Wednesday, December 25, 2024

699. The Triumph of Beauty

On last week's blog, I received some comments from readers who thought the drawing of a woman from 1890 was reminiscent of Charles Shannon's first print in Oscar Wilde's A House of Pomegranates (1891), a good reason to put them together.

Charles Shannon, silverpoint drawing of a seated woman (1890)
[Collection: Rijksmuseum, Amsterdam]

The portrait is executed in silverpoint and shows a seated woman in a wide gown; het left arm outstretched, her right is held in front of her chest. She might be engaged in needlework, but the image is too vague to say.

Charles Shannon, 'The Triumph of Beauty'
in Oscar Wilde, A House of Pomegranates (1891)

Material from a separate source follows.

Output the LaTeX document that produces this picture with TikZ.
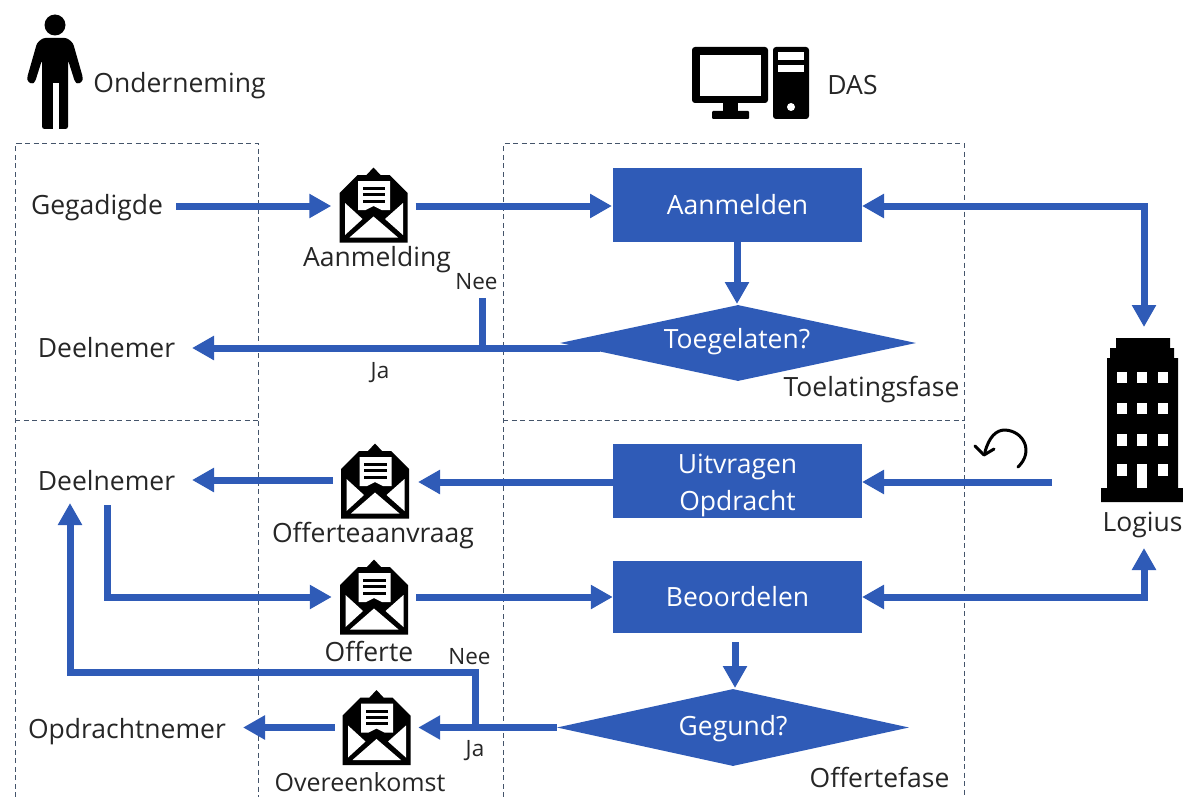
\documentclass[tikz,border=0pt]{standalone}
\usepackage{fontspec}
\setmainfont{Open Sans}
\usetikzlibrary{arrows.meta,shapes.geometric}
\definecolor{flowblue}{HTML}{2F5BB7}
\definecolor{frame}{HTML}{44546A}
\definecolor{ink}{HTML}{262626}
\tikzset{
  flow/.style={draw=flowblue,line width=7pt,-{Triangle[length=22pt,width=23pt]}},
  flowboth/.style={draw=flowblue,line width=7pt,{Triangle[length=22pt,width=23pt]}-{Triangle[length=22pt,width=23pt]}},
  stub/.style={draw=flowblue,line width=7pt},
  zone/.style={draw=frame,line width=1pt,dash pattern=on 5pt off 3.5pt},
  procbox/.style={fill=flowblue,text=white,minimum width=249pt,minimum height=74pt,inner sep=0pt,font=\fontsize{26.5}{37}\selectfont,align=center},
  boxtext/.style={text=white,inner sep=0pt,font=\fontsize{26.5}{37}\selectfont,align=center},
  decide/.style={diamond,fill=flowblue,text=white,aspect=4.6,inner sep=0pt},
  lbl/.style={text=ink,inner sep=0pt,font=\fontsize{26.5}{30}\selectfont},
  small/.style={text=ink,inner sep=0pt,font=\fontsize{22.5}{26}\selectfont},
  envbox/.style={minimum width=84pt,minimum height=74pt,inner sep=0pt},
  pics/envelope/.style={code={
    \fill[black] (-34,37.5) -- (-34,-12) -- (-16,-30) -- (-7,-30) -- (0,-37.5) -- (7,-30) -- (16,-30) -- (34,-12) -- (34,37.5) -- cycle;
    \fill[white] (-15.5,-24) -- (16.5,-24) -- (16.5,5) -- (8,5) -- (0,1) -- (-8,5) -- (-15.5,5) -- cycle;
    \fill[white] (-28.5,-2) -- (-28.5,30) -- (-11,14) -- cycle;
    \fill[white] (29.5,-2) -- (29.5,30) -- (11.5,14) -- cycle;
    \fill[white] (-24,32.5) -- (24.5,32.5) -- (0,11.5) -- cycle;
    \fill[black] (-11,-18) rectangle (11.5,-15);
    \fill[black] (-11,-12) rectangle (11.5,-9);
    \fill[black] (-11,-5.5) rectangle (11.5,-2.5);
  }}
}
\begin{document}
\begin{tikzpicture}[x=1pt,y=-1pt]
\useasboundingbox (0,0) rectangle (1183,797);
% zones
\draw[zone] (15,797) -- (15,144) -- (258,144) -- (258,797);
\draw[zone] (503,797) -- (503,144) -- (964,144) -- (964,797);
\draw[zone] (15,420) -- (258,420);
\draw[zone] (503,420) -- (964,420);
% person
\fill[black] (55,25) circle (10.5);
\fill[black,rounded corners=2.5pt] (43,38) -- (67,38) -- (73,43) -- (83,78) -- (82,82) -- (78,84) -- (75,82) -- (68,60) -- (68,129) -- (42,129) -- (42,60) -- (35,82) -- (32,84) -- (28,82) -- (27,78) -- (37,43) -- cycle;
\fill[white] (52.5,83) rectangle (58.5,130);
% computer
\fill[black,rounded corners=3pt] (692,47) rectangle (768,103);
\fill[white] (700,55) rectangle (761,96);
\fill[black] (723,102) rectangle (738,112);
\fill[black,rounded corners=1pt] (712,111) rectangle (749,119);
\fill[black,rounded corners=3pt] (773,47) rectangle (809,119);
\fill[white] (778,52) rectangle (804,60);
\fill[white] (778,65) rectangle (804,72);
\fill[white] (791,107) circle (4);
% building
\fill[black] (1116,338) -- (1170,338) -- (1170,348) -- (1174,348) -- (1174,358) -- (1178,358) -- (1178,488) -- (1183,488) -- (1183,502) -- (1101,502) -- (1101,488) -- (1107,488) -- (1107,358) -- (1110,358) -- (1110,348) -- (1116,348) -- cycle;
\foreach \yy/\hh in {372/11,403/11,434/12}{
  \foreach \xx in {1117,1137,1158}{\fill[white] (\xx,\yy) rectangle (\xx+9.5,\yy+\hh);}
}
\fill[white] (1117,464) rectangle (1126.5,476);
\fill[white] (1137,464) rectangle (1146.5,488);
\fill[white] (1158,464) rectangle (1167.5,476);
% process shapes
\node[procbox] (aanmelden) at (737.5,205) {Aanmelden};
\node[procbox] (uitvragen) at (737.5,481) {};
\node[boxtext] at (737.5,485) {Uitvragen\\Opdracht};
\node[procbox,minimum height=72pt] (beoordelen) at (737.5,597) {Beoordelen};
\node[decide,minimum width=356pt,minimum height=76pt] (toegelaten) at (738,343) {};
\node[boxtext] at (737,342) {Toegelaten?};
\node[decide,minimum width=352pt,minimum height=77pt] (gegund) at (733,727.5) {};
\node[boxtext] at (733,729) {Gegund?};
% text
\node[lbl] at (179.5,86) {Onderneming};
\node[lbl] at (852.5,85) {DAS};
\node[lbl] (gegadigde) at (97,208) {Gegadigde};
\node[lbl] (deelnemerA) at (106.5,348) {Deelnemer};
\node[lbl] (deelnemerB) at (106.5,481) {Deelnemer};
\node[lbl] (opdrachtnemer) at (127,732) {Opdrachtnemer};
\node[lbl] at (377,260) {Aanmelding};
\node[lbl] at (373,536) {Offerteaanvraag};
\node[lbl] at (369,651) {Offerte};
\node[lbl,font=\fontsize{25}{30}\selectfont] at (360,782) {Overeenkomst};
\node[lbl] at (1142.5,525) {Logius};
\node[lbl] at (871.5,390) {Toelatingsfase};
\node[lbl] at (879.5,777) {Offertefase};
\node[small] (neeA) at (476.5,282) {Nee};
\node[small] at (380,373) {Ja};
\node[small] (neeB) at (469.5,657) {Nee};
\node[small] at (475,751) {Ja};
% envelopes
\node[envbox] (env1) at (373.5,205) {}; \pic at (env1.center) {envelope};
\node[envbox] (env2) at (375,481) {}; \pic at (env2.center) {envelope};
\node[envbox] (env3) at (374,597) {}; \pic at (env3.center) {envelope};
\node[envbox,minimum width=83pt] (env4) at (376.5,727.5) {}; \pic at (env4.center) {envelope};
% free ends
\coordinate (gOut) at (176,206);
\coordinate (aIn) at (612,206);
\coordinate (uIn) at (1052,482);
\coordinate (uE) at (862,482);
\coordinate (uW) at (613,482);
\coordinate (e2r) at (418,482);
\coordinate (e2l) at (333,480);
\coordinate (dlb) at (192,480);
\coordinate (cornerTop) at (1144,206);
\coordinate (aE) at (862,206);
\coordinate (lgTop) at (1144,327);
\coordinate (cornerBot) at (1144,597);
\coordinate (bE) at (862,597);
\coordinate (lgBot) at (1144,548);
\coordinate (dA) at (600,348);
\coordinate (dlA) at (192,348);
\coordinate (nA) at (482,298);
\coordinate (nAb) at (482,348);
\coordinate (nB) at (475,727.5);
\coordinate (nB1) at (475,672);
\coordinate (nB2) at (70,672);
\coordinate (nB3) at (70,503);
\coordinate (oB) at (107.5,505);
\coordinate (oB1) at (107.5,597);
\coordinate (opd) at (243,727.5);
\coordinate (top1) at (737,242);
\coordinate (top2) at (737,304);
\coordinate (bot1) at (735,642);
\coordinate (bot2) at (735,688);
% connectors
\draw[flow] (gOut) -- (env1.west |- gOut);
\draw[stub,-{Triangle[length=22pt,width=23pt]}] (env1.east |- aIn) -- (aIn);
\draw[flow] (top1) -- (top2);
\draw[flow] (dA) -- (dlA);
\draw[stub] (nA) -- (nAb);
\draw[flowboth] (aE) -- (cornerTop) -- (lgTop);
\draw[flow] (uIn) -- (uE);
\draw[flow] (uW) -- (e2r);
\draw[flow] (e2l) -- (dlb);
\draw[flow] (oB) -- (oB1) -- (env3.west);
\draw[flow] (env3.east) -- (beoordelen.west);
\draw[flowboth] (bE) -- (cornerBot) -- (lgBot);
\draw[flow] (bot1) -- (bot2);
\draw[flow] (gegund.west) -- (env4.east);
\draw[flow] (env4.west) -- (opd);
\draw[stub,-{Triangle[length=22pt,width=23pt]}] (nB) -- (nB1) -- (nB2) -- (nB3);
% return symbol
\draw[black,line width=3pt,line cap=round,line join=round] (1018,467) .. controls (1034,452) and (1024,431) .. (1005,430) .. controls (996,430) and (989,437) .. (985,452);
\draw[black,line width=3pt,line cap=round,line join=round] (975,446) -- (984,455) -- (994,449);
\end{tikzpicture}
\end{document}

The other plate is an image done on papier Gillot, subsequently an etched relief block was made by the firm of Verdoux, Ducourtioux et Huillard in Paris whose monogram VDH appears in the lower left hand corner.

Here we see a woman at her morning toilet. She is surrounded by four figures. Two women hold her long hair outstretched to both sides; one is also holding up a mirror. To the left in the foreground, a woman is kneeling down, as if in prayer, while to her right a seated woman (or man?) is playing the flute. Between them is an animal, probably a cat.

The plate precedes the first story in Oscar Wilde's A House of Pomegranates, illustrating 'The Young King':

The walls were hung with rich tapestries representing the Triumph of Beauty.
(page 7)

The scene on the tapestries is not described in detail and only plays a symbolic role in the story: that of material wealth that will be abandoned by the young king for the wealth of belief in good.

One commenter suggested that the silverpoint drawing was a preliminary study for the print in Wilde's book, but I don't think this could have been the case. A preliminary study in pencil seems more logical to me, but apart from that, the dating - 1890 - is impossibly early. True, by 1890 Wilde had already met with publisher McIlvaine, who had come to London to set up the new firm Osgood McIlvaine & Co, but he had not written all four stories by then and would continue to make many important changes even in July 1891 after receiving the first proofs for the book that was published in November. I think the similarity between the two works should be called coincidental, guided only by Shannon's personal interests.